Not sure what hyssop is, but the rest really resonates. In the five years since my mastectomy and resulting hysterectomy, I've gained 25 pounds. This fact has filled me with self-pity, anger, jealousy and, ok, hatred.

But a simple prayer twice released me, if only momentarily, from these unattractive character traits. The goal? It no longer is to get thinner, prettier, fitter, smarter, wittier, although I would not turn those things down if given. The goal is gratitude and acceptance in the face of imperfection.

Wednesday, December 8, 2010

Obon for Mrs. Edwards




I'm sitting here in my cubicle, watching the cars drive by; watching our IT manager brave the rain in a noble attempt to get some winter exercise.

And I marvel at the ordinariness of their driving and walking. I wonder how, knowing that Elizabeth Edwards died from breast cancer yesterday and that millions of women will die from the same disease, they can drive and walk with what seems like pure oblivion.

I wondered the same thing, when as a mom who had just returned to full-time work two months prior, I listened on the phone at work to my radiologist gently tell me that my ultrasound/biopsy revealed the fact that I had 10 lumps in my right breast. "Infiltrating lobular cancer," she said. Not, "Infiltrating lobular carcinoma." I listened as I stood in the corner of the stairwell by the elevator. I listened as I watched someone drop a pat of butter on the carpeted floor as they walked back to their cubicle with their lunch. I listened as I watched the receptionist answer the phone and route calls. I listened as I heard my own terrified voice ask Dr. Borofsky questions.

When I walked back to my desk, I wondered how everyone else could go on with their lives with this devastating news hanging in the air.

Two months later, I had a bi-lateral mastectomy, followed by chemo and radiation.

It is now almost five years since my surgery.

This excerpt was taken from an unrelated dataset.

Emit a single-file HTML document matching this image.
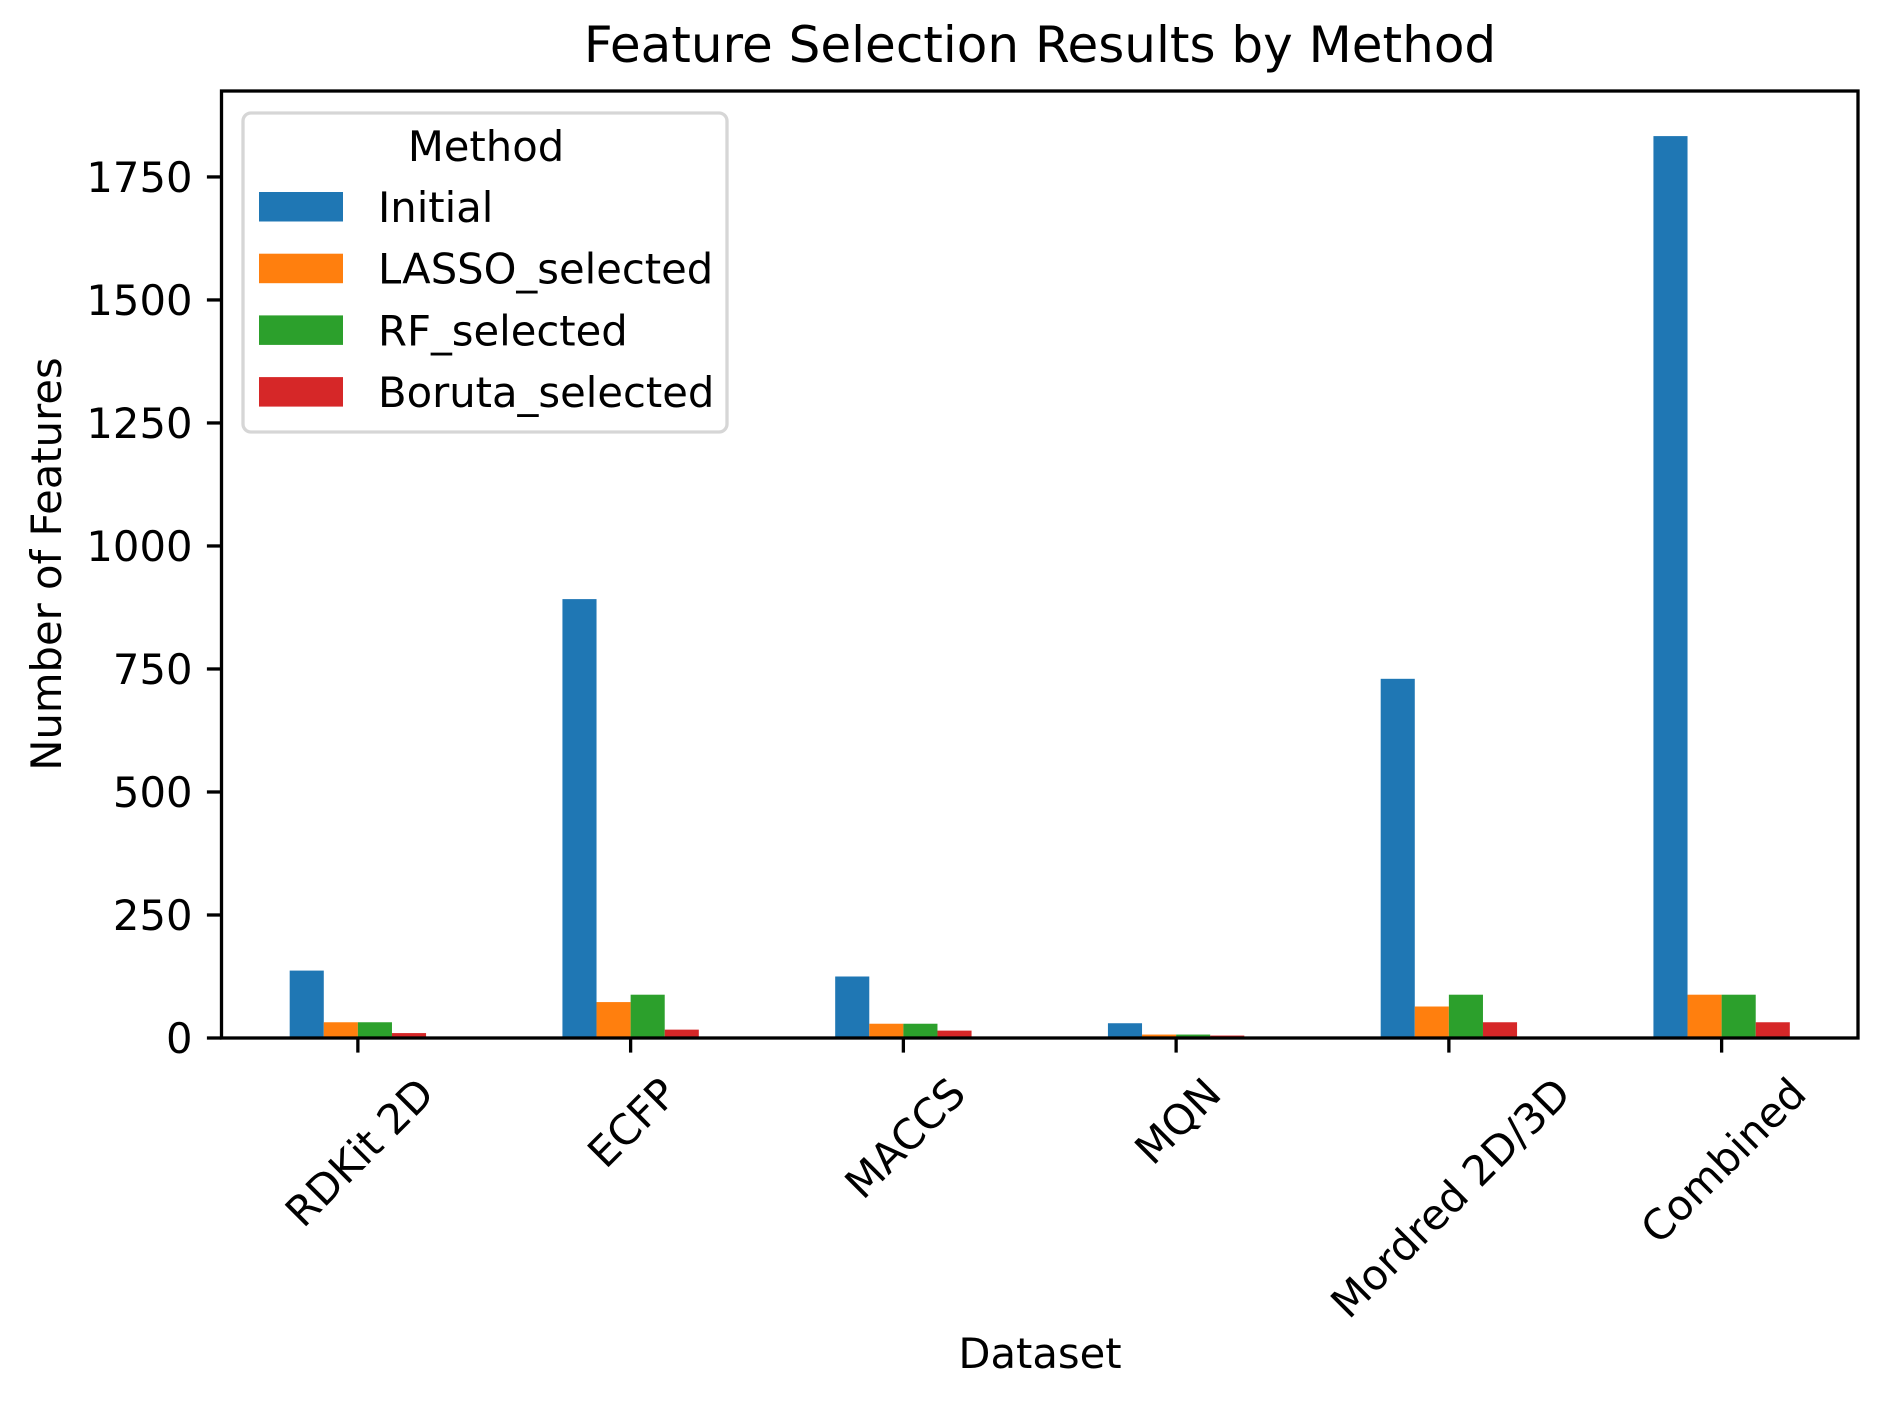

What I've discovered in that time is that there are people feeling with the same depth of concern, compassion and sadness that I am feeling. The world may look normal, even oblivious, but there is a community of women who have experienced what I have experienced; who know what it feels like to have had and to live with cancer; who understand that terror management and practicality and faith is what keeps us looking normal while we learn a new job in a swingy brunette wig with a chest as flat as a prairie under our prosthetic breasts; who understand that every new milestone of our children's lives (the braces coming off, the first day of college) fills us with inexplicable joy and gratitude.

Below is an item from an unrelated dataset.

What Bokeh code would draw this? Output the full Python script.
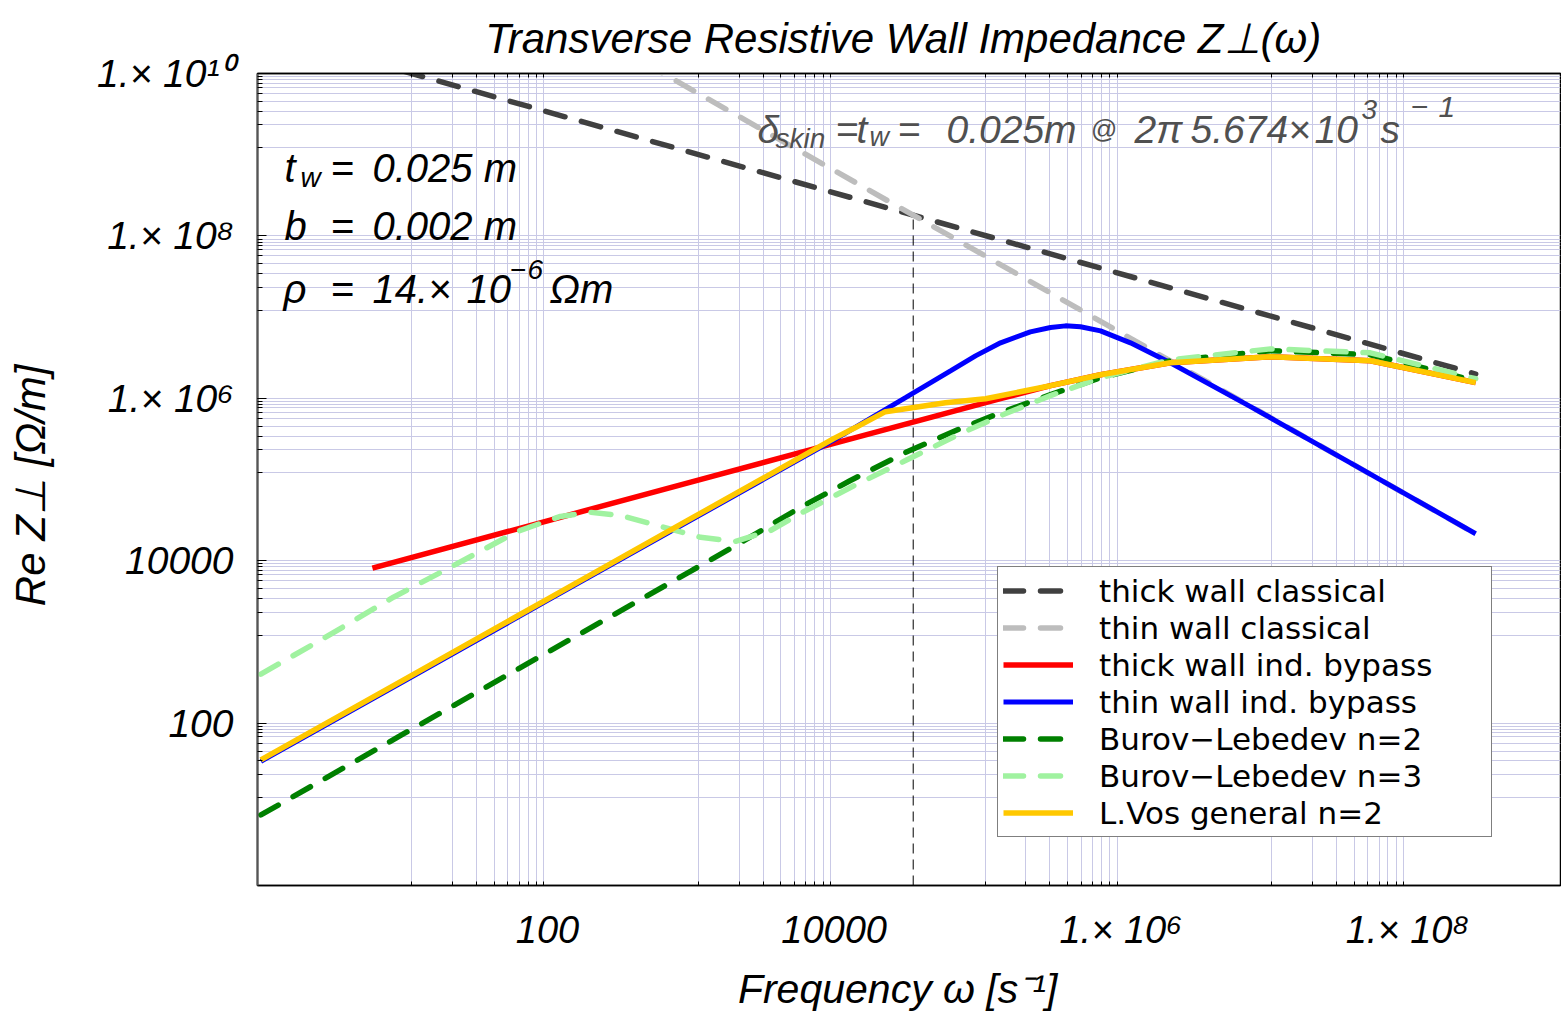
from bokeh.plotting import figure
from bokeh.models import (Range1d, FixedTicker, LogAxis, Legend, LegendItem,
                          ColumnDataSource)
from bokeh.core.properties import value
from bokeh.embed import file_html
from bokeh.resources import INLINE

# ---------------- data ----------------
omega_thick_classical = [1.0, 3.565e4, 3.0e8]
z_thick_classical = [3.35e10, 1.8e8, 1.99e6]

omega_thin_classical = [1.0e2, 3.565e4, 3.0e8]
z_thin_classical = [6.4e10, 1.8e8, 2.14e4]

omega_thick_bypass = [6.0, 1.0e2, 1.0e3, 1.0e4, 1.45e5, 3.24e5, 7.23e5,
                      2.22e6, 1.11e7, 5.53e7, 3.0e8]
z_thick_bypass = [8.1e3, 3.1e4, 9.3e4, 2.78e5, 9.9e5, 1.43e6, 1.95e6,
                  2.74e6, 3.24e6, 2.90e6, 1.56e6]

omega_thin_bypass = [1.0, 10.0, 1.0e2, 1.0e3, 1.0e4, 3.15e4, 6.49e4, 9.7e4,
                     1.45e5, 2.34e5, 3.24e5, 4.12e5, 5.24e5, 7.23e5, 1.17e6,
                     2.22e6, 8.05e6, 4.01e7, 3.0e8]
z_thin_bypass = [33.8, 330, 3.24e3, 3.16e4, 3.08e5, 1.02e6, 2.18e6, 3.33e6,
                 4.82e6, 6.58e6, 7.46e6, 7.80e6, 7.59e6, 6.76e6, 4.82e6,
                 2.74e6, 7.9e5, 1.6e5, 2.15e4]

omega_bl2 = [1.0, 10.0, 1.0e2, 1.0e3, 2.22e3, 5.82e3, 1.30e4, 3.15e4, 7.62e4,
             1.45e5, 3.24e5, 7.23e5, 2.22e6, 1.11e7, 5.53e7, 3.0e8]
z_bl2 = [7.4, 74.5, 745, 7.45e3, 1.66e4, 4.53e4, 9.73e4, 2.15e5, 4.24e5,
         6.65e5, 1.11e6, 1.79e6, 2.90e6, 3.85e6, 3.44e6, 1.64e6]

omega_bl3 = [1.0, 2.61, 8.41, 21.0, 61.8, 123, 200, 324, 615, 1170, 2050,
             3610, 5820, 1.30e4, 3.15e4, 7.62e4, 1.45e5, 3.24e5, 7.23e5,
             2.22e6, 1.11e7, 5.53e7, 3.0e8]
z_bl3 = [402, 1052, 3548, 8300, 2.30e4, 3.51e4, 3.94e4, 3.61e4, 2.65e4,
         1.94e4, 1.73e4, 2.36e4, 3.82e4, 7.98e4, 1.71e5, 3.67e5, 6.11e5,
         1.08e6, 1.79e6, 2.98e6, 4.06e6, 3.63e6, 1.74e6]

omega_vos = [1.0, 10.0, 1.0e2, 1.0e3, 1.0e4, 1.41e4, 2.28e4, 3.15e4, 5.98e4,
             1.14e5, 3.24e5, 7.23e5, 2.22e6, 1.11e7, 5.53e7, 3.0e8]
z_vos = [35.2, 344, 3.37e3, 3.29e4, 3.21e5, 4.36e5, 6.84e5, 7.45e5, 8.83e5,
         9.89e5, 1.43e6, 1.95e6, 2.74e6, 3.24e6, 2.90e6, 1.56e6]

omega_skin = 35651.0          # 2*pi*5.674e3
z_skin_top = 1.8e8

title_text = "Transverse Resistive Wall Impedance  Z\u22a5(\u03c9)"
series_labels = ["thick wall classical", "thin wall classical",
                 "thick wall ind. bypass", "thin wall ind. bypass",
                 "Burov\u2212Lebedev n=2", "Burov\u2212Lebedev n=3",
                 "L.Vos general n=2"]

x_major_ticks = [1e2, 1e4, 1e6, 1e8]
x_tick_labels = ["100", "10000", "1.\u00d7 10\u2076", "1.\u00d7 10\u2078"]
y_major_ticks = [1e2, 1e4, 1e6, 1e8, 1e10]
y_tick_labels = ["100", "10000", "1.\u00d7 10\u2076", "1.\u00d7 10\u2078",
                 "1.\u00d7 10\u00b9\u2070"]

x_grid_mult = [1.13, 2.18, 3.2, 4.25, 5.3, 6.35, 7.33, 8.38, 9.44]
x_grid_decades = [1, 3, 5, 7]
y_grid_mult = [1.21, 2.33, 3.43, 4.52, 5.67, 6.75, 7.6, 8.4, 9.15, 10.0]
y_grid_decades = [1, 3, 5, 7, 9]

# ---------------- layout ----------------
FONT = "Liberation Sans"
X0, DX = 260.4, 143.3        # page px of omega = 1, px per decade
Y0, DY = 886.0, 81.4         # page px of Z = 1,   px per decade


def wx(px):
    return 10 ** ((px - X0) / DX)


def zy(py):
    return 10 ** ((Y0 - py) / DY)


p = figure(width=1561, height=1014, x_axis_type="log", y_axis_type="log",
           x_range=Range1d(wx(257), wx(1560)), y_range=Range1d(1, 1e10),
           output_backend="svg", toolbar_location=None,
           min_border_left=257, min_border_right=1, min_border_top=72,
           min_border_bottom=128)
p.background_fill_color = "white"
p.border_fill_color = "white"
p.outline_line_color = "black"
p.outline_line_width = 1.5

x_grid_vals = [m * 10 ** d for d in x_grid_decades for m in x_grid_mult]
y_grid_vals = [m * 10 ** d for d in y_grid_decades for m in y_grid_mult]

p.xgrid.ticker = FixedTicker(ticks=x_grid_vals)
p.ygrid.ticker = FixedTicker(ticks=y_grid_vals)
for g in (p.xgrid, p.ygrid):
    g.grid_line_color = "#c9c9e6"
    g.grid_line_width = 1

xa = p.xaxis[0]
xa.ticker = FixedTicker(ticks=x_major_ticks, minor_ticks=x_grid_vals)
xa.major_label_overrides = {int(t): l for t, l in zip(x_major_ticks, x_tick_labels)}
xa.major_tick_in = 0
xa.major_tick_out = 0
xa.minor_tick_in = 4
xa.minor_tick_out = 0
xa.axis_line_color = "black"
xa.axis_line_width = 1.5
xa.major_label_text_font = FONT
xa.major_label_text_font_style = "italic"
xa.major_label_text_font_size = "38px"
xa.major_label_text_color = "black"
xa.major_label_standoff = 23
xa.axis_label = "Frequency  \u03c9  [s\u207b\u00b9]"
xa.axis_label_text_font = FONT
xa.axis_label_text_font_style = "italic"
xa.axis_label_text_font_size = "41px"
xa.axis_label_text_color = "black"
xa.axis_label_standoff = 12

ya = p.yaxis[0]
ya.ticker = FixedTicker(ticks=y_major_ticks, minor_ticks=y_grid_vals)
ya.major_label_overrides = {int(t): l for t, l in zip(y_major_ticks, y_tick_labels)}
ya.major_tick_in = 9
ya.major_tick_out = 0
ya.minor_tick_in = 5
ya.minor_tick_out = 0
ya.axis_line_color = "#555555"
ya.axis_line_width = 2
ya.major_label_text_font = FONT
ya.major_label_text_font_style = "italic"
ya.major_label_text_font_size = "39px"
ya.major_label_text_color = "black"
ya.major_label_standoff = 24
ya.axis_label = "Re Z\u22a5  [\u03a9/m]"
ya.axis_label_text_font = FONT
ya.axis_label_text_font_style = "italic"
ya.axis_label_text_font_size = "42px"
ya.axis_label_text_color = "black"
ya.axis_label_standoff = 40

top_axis = LogAxis(ticker=FixedTicker(ticks=[], minor_ticks=x_grid_vals),
                   major_tick_in=0, major_tick_out=0, minor_tick_in=4,
                   minor_tick_out=0, major_label_standoff=0,
                   axis_line_color="black", axis_line_width=1.5)
p.add_layout(top_axis, "above")

p.title.text = title_text
p.title.text_font = FONT
p.title.text_font_style = "italic"
p.title.text_font_size = "42px"
p.title.text_color = "black"
p.title.align = "center"
p.title.offset = 9
p.title.standoff = 24

# ---------------- curves ----------------
DASH = "20 17"
p.segment(x0=[omega_skin], y0=[1], x1=[omega_skin], y1=[z_skin_top],
          line_color="black", line_width=1, line_dash="10 6")

r1 = p.line(omega_thick_classical, z_thick_classical, line_color="#404040",
            line_width=5.5, line_dash=DASH, line_cap="round")
r2 = p.line(omega_thin_classical, z_thin_classical, line_color="#bdbdbd",
            line_width=5.5, line_dash=DASH, line_cap="round")
r3 = p.line(omega_thick_bypass, z_thick_bypass, line_color="#ff0000",
            line_width=5.5)
r4 = p.line(omega_thin_bypass, z_thin_bypass, line_color="#0000ff",
            line_width=5)
r5 = p.line(omega_bl2, z_bl2, line_color="#008000", line_width=5.5,
            line_dash=DASH, line_cap="round")
r6 = p.line(omega_bl3, z_bl3, line_color="#a0f2a0", line_width=5.5,
            line_dash=DASH, line_cap="round")
r7 = p.line(omega_vos, z_vos, line_color="#ffc800", line_width=5.5)

legend = Legend(items=[LegendItem(label=l, renderers=[r])
                       for l, r in zip(series_labels, [r1, r2, r3, r4, r5, r6, r7])],
                location=(740, 48), glyph_width=70, glyph_height=37,
                label_height=37, label_width=387, label_standoff=26,
                padding=5, spacing=0, margin=0,
                label_text_font="DejaVu Sans", label_text_font_size="31px",
                label_text_color="black",
                border_line_color="black", border_line_width=1.5,
                background_fill_color="white", background_fill_alpha=1.0)
p.add_layout(legend)

# ---------------- annotation texts ----------------
def add_texts(pieces, color):
    src = ColumnDataSource(dict(
        x=[wx(px) for _, px, _, _ in pieces],
        y=[zy(py) for _, _, py, _ in pieces],
        text=[t for t, _, _, _ in pieces],
        size=["%dpx" % s for _, _, _, s in pieces]))
    p.text(x="x", y="y", text="text", source=src, text_font=value(FONT),
           text_font_style="italic", text_font_size="size",
           text_color=color, text_align="left", text_baseline="alphabetic")

params = [("t", 284, 167, 40), ("w", 300, 176, 28), ("=", 330, 167, 40),
          ("0.025 m", 372, 167, 40),
          ("b", 284, 225, 40), ("=", 330, 225, 40), ("0.002 m", 372, 225, 40),
          ("\u03c1", 283, 288, 40), ("=", 330, 288, 40),
          ("14.\u00d7", 372, 288, 40), ("10", 466, 288, 40),
          ("\u2212", 509, 268, 28), ("6", 527, 268, 28),
          ("\u03a9m", 549, 288, 40)]
add_texts(params, "black")

skin = [("\u03b4", 757, 128, 39), ("skin", 775, 137, 28), ("=", 835, 128, 39),
        ("t", 856, 128, 39), ("w", 869, 136, 27), ("=", 897, 128, 39),
        ("0.025m", 946, 128, 39), ("@", 1090, 128, 26), ("2\u03c0", 1134, 128, 39),
        ("5.674\u00d7", 1190, 128, 39), ("10", 1314, 128, 39),
        ("3", 1361, 108, 28), ("s", 1380, 128, 39),
        ("\u2212", 1410, 106, 30), ("1", 1438, 106, 30)]
add_texts(skin, "#505050")

open("out.html", "w").write(file_html(p, INLINE))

As I drove in the rain to work today, I listened to the radio with a heavy heart as Elizabeth Edwards voice filled my 2000 Toyota Sienna. It was an interview in which she talked about the lasting impression of seeing an Obon ritual in Japan where little boats with lighted candles in them float down a river, symbolizing the souls of the dead finding their way to "the other side of the river." It was a stunningly beautiful image. Tears welled in my eyes. And no one in the cars around me noticed. I wiped my eyes and smiled. Because I knew there were people on I-280 south who were listening to the same radio interview, who had a mother or a sister or a daughter or a wife or a friend who had had breast cancer. Who themselves had or have breast cancer. And I knew, as they drove looking straight ahead, that they were feeling what I was feeling.

Coming, all is clear, no doubt about it. Going, all is clear, without a doubt.